“Hello, we’re so happy you’re here! Have you ever dined with us before?
No? Well, then let me explain how things work at this restaurant because it’s a little different than what you’re used to.
Every dish on our menu is portioned for one person. We have it divided into two sections: appetizers and entrees. We have no ‘medium-sized’ or ‘large format’ dishes. The kitchen prepares and sends out the food not as the spirit moves them but as a structured two courses. The appetizers will consist of a few flavorful bites, and the entrees generally share their plates with a delicious sauce and an appropriate vegetable garnish.
We kindly ask that guests not share their food. However, if your companion requests a small taste of your entree, we suggest that you pass it across the table on the small bread plate we’ve provided. Yes, a bread plate! Been a while, right? Every meal comes with a basket of perfectly acceptable sliced baguette that you may use as a vehicle for mopping up sauce. Have you decided?”
…said no waiter ever, but a boy can dream.
Listen y’all, I don’t want to rant but I’ve been clocking a disconnect in today’s dining culture. A selection of sharing plates ordered for the table and coursed out into three or four drops has become the standard practice for independent, chef-driven restaurants. This is good! I like eating this way, having a bite or two of a bunch of different flavors, stopping to savor each one before turning to the next. It’s the way I scroll the articles my Google app feeds to me.
Yet something else has been afoot. All across the city, chefs have really gotten back into the art of sauce making. I’ve noticed that spoonful of something textural and intense — salsa macha, chimichurri, chile crisp — has been replaced by platefuls of old school goodness, pools of winey reduction under chicken at Creepies; creamy, brandy-spiked shellfish sauce bathing lobster at Trino; glistening butter sauce clinging to squash-stuffed pasta at Cellar Door Provisions. Speaking of butter, it seems like good old beurre blanc and all its variations are making a serious comeback. I don’t want to know how much butter I ate recently at John’s Food & Wine but damn if every dish wasn’t a banger. I wanted to live as long as I could with the squash beurre blanc under a torched squash salad and the brown butter sabayon set atop cauliflower like whipped cream on a sundae. I wanted to reach for the bread and….
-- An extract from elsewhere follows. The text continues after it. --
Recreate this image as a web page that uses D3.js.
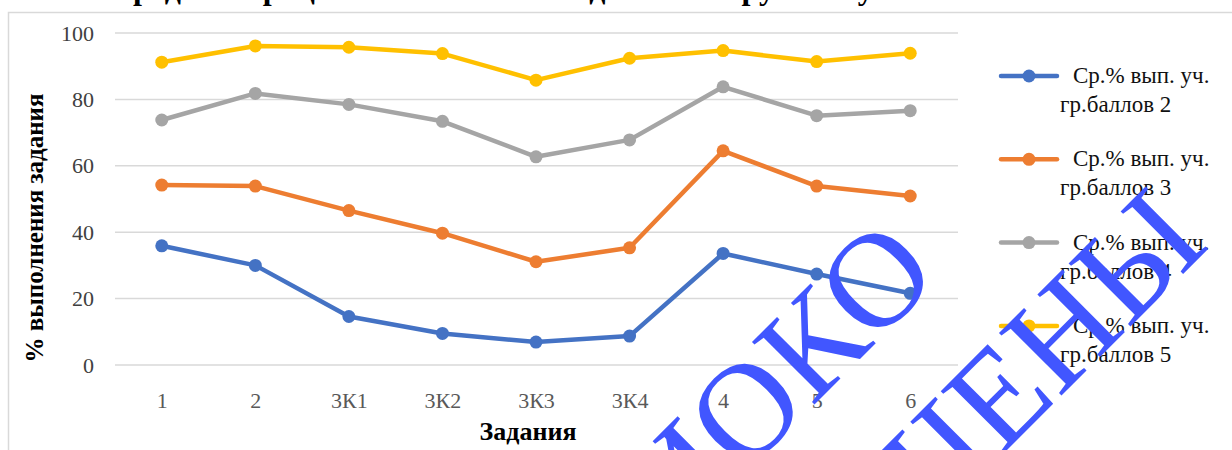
<!DOCTYPE html>
<html>
<head>
<meta charset="utf-8">
<script src="https://cdnjs.cloudflare.com/ajax/libs/d3/7.8.5/d3.min.js"></script>
<style>
  body { margin: 0; background: #fff; }
  svg { display: block; font-family: "Liberation Serif", "Times New Roman", serif; }
</style>
</head>
<body>
<div id="chart"></div>
<script>
var width = 1232, height = 450;

// tasks and series values (% выполнения)
var tasks = ["1", "2", "3К1", "3К2", "3К3", "3К4", "4", "5", "6"];
var seriesNames = [
  "Ср.% вып. уч. гр.баллов 2",
  "Ср.% вып. уч. гр.баллов 3",
  "Ср.% вып. уч. гр.баллов 4",
  "Ср.% вып. уч. гр.баллов 5"
];
var legendLine1 = ["Ср.% вып. уч.", "Ср.% вып. уч.", "Ср.% вып. уч.", "Ср.% вып. уч."];
var legendLine2 = ["гр.баллов 2", "гр.баллов 3", "гр.баллов 4", "гр.баллов 5"];
var group2 = [35.9, 30.0, 14.6, 9.5, 6.9, 8.7, 33.6, 27.4, 21.6];
var group3 = [54.2, 53.9, 46.5, 39.7, 31.1, 35.3, 64.5, 53.9, 50.9];
var group4 = [73.8, 81.8, 78.5, 73.4, 62.7, 67.8, 83.8, 75.1, 76.6];
var group5 = [91.2, 96.1, 95.7, 93.8, 85.8, 92.4, 94.7, 91.4, 93.9];
var yTicks = [0, 20, 40, 60, 80, 100];
var colors = ["#4472C4", "#ED7D31", "#A5A5A5", "#FFC000"];

var series = [group2, group3, group4, group5].map(function (vals, i) {
  return { name: seriesNames[i], l1: legendLine1[i], l2: legendLine2[i], color: colors[i], values: vals };
});

var svg = d3.select("#chart").append("svg")
  .attr("width", width)
  .attr("height", height);

// chart frame
svg.append("rect")
  .attr("x", 8.5).attr("y", 12.5)
  .attr("width", 1300).attr("height", 500)
  .attr("fill", "none")
  .attr("stroke", "#d9d9d9")
  .attr("stroke-width", 1.5);

// title (cut off at top)
svg.append("text")
  .attr("x", 110).attr("y", -1)
  .style("font-size", "32px")
  .style("font-weight", "bold")
  .attr("fill", "#000")
  .text("Средний процент выполнения заданий по группам участников");

var x = d3.scalePoint()
  .domain(tasks)
  .range([115, 957])
  .padding(0.5);

var y = d3.scaleLinear()
  .domain([0, 100])
  .range([365, 33]);

// grid
svg.append("g")
  .selectAll("line")
  .data(yTicks)
  .enter().append("line")
  .attr("x1", 115).attr("x2", 958)
  .attr("y1", function (d) { return y(d); })
  .attr("y2", function (d) { return y(d); })
  .attr("stroke", "#d9d9d9")
  .attr("stroke-width", 1.5);

// y axis labels
var yAxis = d3.axisLeft(y).tickValues(yTicks).tickSize(0).tickPadding(0);
var gy = svg.append("g")
  .attr("transform", "translate(94,0)")
  .call(yAxis);
gy.select(".domain").remove();
gy.attr("font-family", null).attr("font-size", null);
gy.selectAll("text")
  .style("font-size", "22px")
  .attr("fill", "#404040");

// x axis labels
var xAxis = d3.axisBottom(x).tickSize(0).tickPadding(0);
var gx = svg.append("g")
  .attr("transform", "translate(0,392)")
  .call(xAxis);
gx.select(".domain").remove();
gx.attr("font-family", null).attr("font-size", null);
gx.selectAll("text")
  .style("font-size", "22px")
  .attr("fill", "#595959");

// axis titles
svg.append("text")
  .attr("transform", "translate(43,228) rotate(-90)")
  .attr("text-anchor", "middle")
  .style("font-size", "25px")
  .style("font-weight", "bold")
  .text("% выполнения задания");

svg.append("text")
  .attr("x", 528).attr("y", 440)
  .attr("text-anchor", "middle")
  .style("font-size", "26px")
  .style("font-weight", "bold")
  .text("Задания");

// lines
var line = d3.line()
  .x(function (d, i) { return x(tasks[i]); })
  .y(function (d) { return y(d); });

var sg = svg.append("g").selectAll("g")
  .data(series)
  .enter().append("g");

sg.append("path")
  .attr("d", function (d) { return line(d.values); })
  .attr("fill", "none")
  .attr("stroke", function (d) { return d.color; })
  .attr("stroke-width", 4.5)
  .attr("stroke-linejoin", "round");

sg.selectAll("circle")
  .data(function (d) { return d.values.map(function (v, i) { return { v: v, i: i, c: d.color }; }); })
  .enter().append("circle")
  .attr("cx", function (d) { return x(tasks[d.i]); })
  .attr("cy", function (d) { return y(d.v); })
  .attr("r", 6.5)
  .attr("fill", function (d) { return d.c; });

// legend
var legend = svg.append("g").selectAll("g")
  .data(series)
  .enter().append("g")
  .attr("transform", function (d, i) { return "translate(0," + (76 + i * 83.3) + ")"; });

legend.append("line")
  .attr("x1", 1001).attr("x2", 1057)
  .attr("stroke", function (d) { return d.color; })
  .attr("stroke-width", 4.5)
  .attr("stroke-linecap", "round");
legend.append("circle")
  .attr("cx", 1029).attr("r", 6.5)
  .attr("fill", function (d) { return d.color; });
legend.append("text")
  .attr("x", 1073).attr("y", 7)
  .style("font-size", "23px")
  .attr("fill", "#111")
  .text(function (d) { return d.l1; });
legend.append("text")
  .attr("x", 1060).attr("y", 36)
  .style("font-size", "23px")
  .attr("fill", "#111")
  .text(function (d) { return d.l2; });

// watermark
var wm = svg.append("g")
  .style("font-size", "135px")
  .attr("fill", "#4156ff")
  .attr("text-anchor", "end");
wm.append("text")
  .attr("transform", "translate(942,277) rotate(-45)")
  .text("ФИОКО");
wm.append("text")
  .attr("transform", "translate(1211,246) rotate(-45)")
  .text("ЗАЩИЩЕНЫ");
</script>
</body>
</html>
….oops, no bread. If you want to enjoy every bit of sauce at John’s you have to fight away well meaning servers who want to clear an obviously empty plate and go at the dregs with your fingers. That’s not exactly the right move for a share plate with company, but desperate times and all that.
At Creepies there is the option to order bread and butter. I’ve always passed because a) I don’t need the empty carbs and b) there is always so much more I wanted to try. Yet when the entrees come swimming in great sauce my instinct as someone who has eaten in 4,000 Italian restaurants in his lifetime is scarpetta — that act of swiping a piece of bread through the sauce.
This defining act of gastronomy, truth be told, is so much easier when there’s a plate sitting right in front of you and meant for you only. That’s when you feel comfortable hunkering over the plate and mopping. Scarpetta is at its most satisfying when it leaves a clean streak like some kind of cleaning agent in a commercial.
Perhaps when a great half chicken lands in the center of the table, restaurants could think to offer share plates and bread. Charge for it if they must, but don’t make it an expensive assortment of fennel-crusted this and caramelized onion that. Let the bread take a back seat flavorwise. Let it be just okay. We practitioners of scarpetta aren’t picky.